Task goal - Retype the opening lines of the data exactly, stopping after the line that contains "const binWidth = 0.025;". Skip every picture.

Data section -
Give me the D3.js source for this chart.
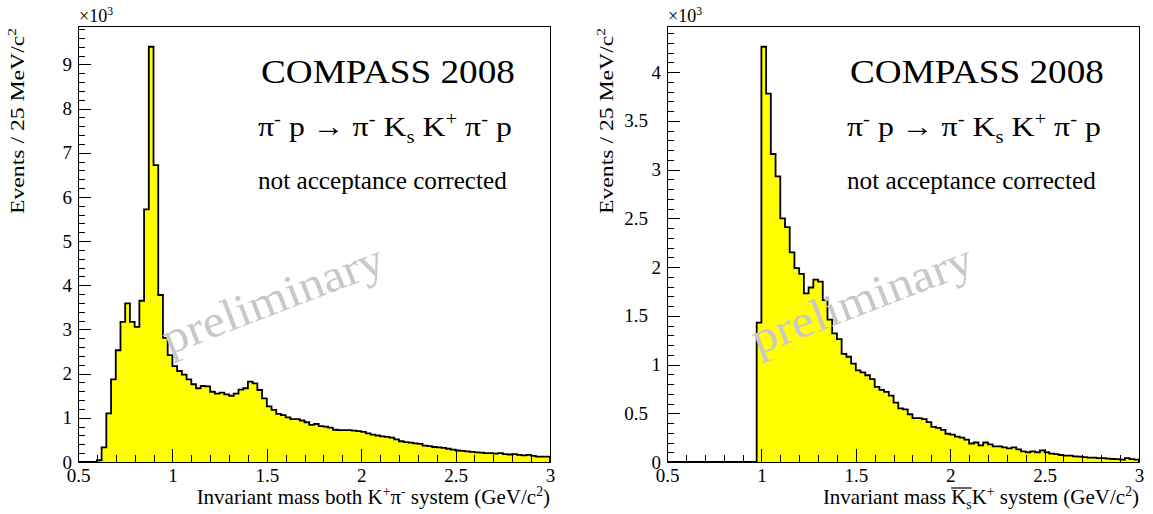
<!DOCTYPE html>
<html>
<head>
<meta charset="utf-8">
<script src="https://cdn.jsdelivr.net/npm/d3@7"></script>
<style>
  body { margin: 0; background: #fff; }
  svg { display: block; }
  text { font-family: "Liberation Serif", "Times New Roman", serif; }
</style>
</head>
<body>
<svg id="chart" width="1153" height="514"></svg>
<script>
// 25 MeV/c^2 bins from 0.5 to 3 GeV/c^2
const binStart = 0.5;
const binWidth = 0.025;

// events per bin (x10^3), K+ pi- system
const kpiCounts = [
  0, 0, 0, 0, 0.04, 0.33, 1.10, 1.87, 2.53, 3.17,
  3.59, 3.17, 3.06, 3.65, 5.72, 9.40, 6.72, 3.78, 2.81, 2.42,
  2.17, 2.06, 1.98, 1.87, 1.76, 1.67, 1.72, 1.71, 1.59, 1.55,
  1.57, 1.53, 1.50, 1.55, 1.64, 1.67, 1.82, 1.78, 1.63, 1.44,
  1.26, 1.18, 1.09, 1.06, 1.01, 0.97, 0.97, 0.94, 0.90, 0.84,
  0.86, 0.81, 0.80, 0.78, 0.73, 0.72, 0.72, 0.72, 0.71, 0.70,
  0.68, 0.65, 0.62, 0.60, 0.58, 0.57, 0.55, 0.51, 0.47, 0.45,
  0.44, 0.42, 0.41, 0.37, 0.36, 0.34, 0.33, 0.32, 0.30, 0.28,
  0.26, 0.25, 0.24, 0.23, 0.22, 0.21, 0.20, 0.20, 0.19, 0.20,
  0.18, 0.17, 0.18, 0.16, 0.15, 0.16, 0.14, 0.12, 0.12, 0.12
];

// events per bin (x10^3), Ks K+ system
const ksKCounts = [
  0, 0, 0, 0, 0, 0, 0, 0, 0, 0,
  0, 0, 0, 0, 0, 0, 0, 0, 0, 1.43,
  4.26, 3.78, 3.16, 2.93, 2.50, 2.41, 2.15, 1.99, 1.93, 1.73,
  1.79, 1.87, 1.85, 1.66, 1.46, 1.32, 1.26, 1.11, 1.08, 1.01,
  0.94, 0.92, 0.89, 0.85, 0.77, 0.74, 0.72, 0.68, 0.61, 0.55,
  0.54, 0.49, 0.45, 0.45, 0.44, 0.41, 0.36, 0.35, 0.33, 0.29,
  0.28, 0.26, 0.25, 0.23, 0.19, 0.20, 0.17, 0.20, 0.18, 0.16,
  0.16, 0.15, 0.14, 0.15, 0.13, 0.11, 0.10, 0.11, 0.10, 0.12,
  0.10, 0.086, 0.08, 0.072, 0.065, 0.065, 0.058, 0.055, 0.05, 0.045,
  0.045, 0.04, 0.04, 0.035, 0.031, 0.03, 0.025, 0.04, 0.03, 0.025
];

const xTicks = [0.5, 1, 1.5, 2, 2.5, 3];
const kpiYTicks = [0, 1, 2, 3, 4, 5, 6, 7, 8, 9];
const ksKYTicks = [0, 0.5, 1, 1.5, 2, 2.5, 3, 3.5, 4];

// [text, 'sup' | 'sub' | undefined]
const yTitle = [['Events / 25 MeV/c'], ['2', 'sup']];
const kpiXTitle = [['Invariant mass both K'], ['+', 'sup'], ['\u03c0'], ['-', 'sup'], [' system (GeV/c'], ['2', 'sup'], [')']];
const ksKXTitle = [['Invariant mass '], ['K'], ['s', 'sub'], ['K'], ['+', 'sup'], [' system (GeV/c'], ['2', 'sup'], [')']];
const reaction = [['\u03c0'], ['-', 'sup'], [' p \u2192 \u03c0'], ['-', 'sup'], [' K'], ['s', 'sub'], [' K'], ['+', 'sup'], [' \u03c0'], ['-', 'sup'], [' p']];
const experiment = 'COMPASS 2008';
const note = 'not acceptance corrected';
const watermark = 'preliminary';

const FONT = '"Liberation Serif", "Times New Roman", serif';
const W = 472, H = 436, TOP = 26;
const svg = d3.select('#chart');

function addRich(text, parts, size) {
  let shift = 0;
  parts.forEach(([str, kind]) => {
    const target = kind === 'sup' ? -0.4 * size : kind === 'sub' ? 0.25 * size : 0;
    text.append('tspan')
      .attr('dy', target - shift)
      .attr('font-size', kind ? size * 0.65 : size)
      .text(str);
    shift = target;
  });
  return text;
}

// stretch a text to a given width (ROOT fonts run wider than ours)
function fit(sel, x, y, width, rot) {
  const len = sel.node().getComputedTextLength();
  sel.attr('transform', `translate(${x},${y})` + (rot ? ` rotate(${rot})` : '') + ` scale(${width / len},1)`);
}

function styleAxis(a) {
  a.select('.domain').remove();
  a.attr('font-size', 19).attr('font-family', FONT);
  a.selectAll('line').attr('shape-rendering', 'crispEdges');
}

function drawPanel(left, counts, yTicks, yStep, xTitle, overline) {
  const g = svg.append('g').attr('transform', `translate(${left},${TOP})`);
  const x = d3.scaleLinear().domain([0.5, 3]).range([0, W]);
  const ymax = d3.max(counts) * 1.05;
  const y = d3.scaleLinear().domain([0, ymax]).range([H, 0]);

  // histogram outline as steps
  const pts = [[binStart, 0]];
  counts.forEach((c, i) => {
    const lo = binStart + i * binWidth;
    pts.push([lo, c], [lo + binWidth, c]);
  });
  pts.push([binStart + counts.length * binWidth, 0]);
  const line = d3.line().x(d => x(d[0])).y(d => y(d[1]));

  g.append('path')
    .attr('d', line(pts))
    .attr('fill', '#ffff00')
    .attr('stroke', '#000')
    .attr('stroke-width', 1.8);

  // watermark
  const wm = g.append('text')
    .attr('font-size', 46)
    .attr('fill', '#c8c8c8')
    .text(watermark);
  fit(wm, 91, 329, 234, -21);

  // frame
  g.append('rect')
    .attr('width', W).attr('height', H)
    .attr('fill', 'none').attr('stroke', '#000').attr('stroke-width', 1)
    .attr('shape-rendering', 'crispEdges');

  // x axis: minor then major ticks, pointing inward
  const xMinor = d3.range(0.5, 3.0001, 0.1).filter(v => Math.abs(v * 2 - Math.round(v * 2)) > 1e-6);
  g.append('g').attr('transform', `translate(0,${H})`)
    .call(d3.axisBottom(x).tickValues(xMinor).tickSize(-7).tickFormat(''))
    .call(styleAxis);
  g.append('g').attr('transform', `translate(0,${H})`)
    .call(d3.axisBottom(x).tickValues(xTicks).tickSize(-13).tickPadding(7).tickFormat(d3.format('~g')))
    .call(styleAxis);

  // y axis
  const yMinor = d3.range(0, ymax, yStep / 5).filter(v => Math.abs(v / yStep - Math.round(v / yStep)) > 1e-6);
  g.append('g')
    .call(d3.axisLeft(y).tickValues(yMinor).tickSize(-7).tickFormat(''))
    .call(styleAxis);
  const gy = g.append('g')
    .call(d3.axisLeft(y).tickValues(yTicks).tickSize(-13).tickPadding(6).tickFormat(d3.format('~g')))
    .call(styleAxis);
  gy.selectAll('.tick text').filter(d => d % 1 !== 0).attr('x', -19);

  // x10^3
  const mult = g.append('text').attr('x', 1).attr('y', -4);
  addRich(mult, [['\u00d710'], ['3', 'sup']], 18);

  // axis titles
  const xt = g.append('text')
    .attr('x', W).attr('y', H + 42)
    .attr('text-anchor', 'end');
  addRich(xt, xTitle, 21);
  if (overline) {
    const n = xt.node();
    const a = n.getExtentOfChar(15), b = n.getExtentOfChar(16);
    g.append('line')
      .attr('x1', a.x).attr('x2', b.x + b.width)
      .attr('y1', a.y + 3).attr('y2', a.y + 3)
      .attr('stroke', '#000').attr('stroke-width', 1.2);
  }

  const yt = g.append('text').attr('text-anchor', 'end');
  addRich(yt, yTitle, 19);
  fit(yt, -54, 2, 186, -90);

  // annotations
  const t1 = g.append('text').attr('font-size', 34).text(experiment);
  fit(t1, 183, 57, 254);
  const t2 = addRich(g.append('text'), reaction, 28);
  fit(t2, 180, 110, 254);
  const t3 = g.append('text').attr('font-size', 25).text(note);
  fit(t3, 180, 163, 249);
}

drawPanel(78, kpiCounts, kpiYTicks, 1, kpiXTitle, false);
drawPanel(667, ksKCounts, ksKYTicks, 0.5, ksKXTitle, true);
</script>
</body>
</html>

Reply to the task -
Give me the D3.js source for this chart.
<!DOCTYPE html>
<html>
<head>
<meta charset="utf-8">
<script src="https://cdn.jsdelivr.net/npm/d3@7"></script>
<style>
  body { margin: 0; background: #fff; }
  svg { display: block; }
  text { font-family: "Liberation Serif", "Times New Roman", serif; }
</style>
</head>
<body>
<svg id="chart" width="1153" height="514"></svg>
<script>
// 25 MeV/c^2 bins from 0.5 to 3 GeV/c^2
const binStart = 0.5;
const binWidth = 0.025;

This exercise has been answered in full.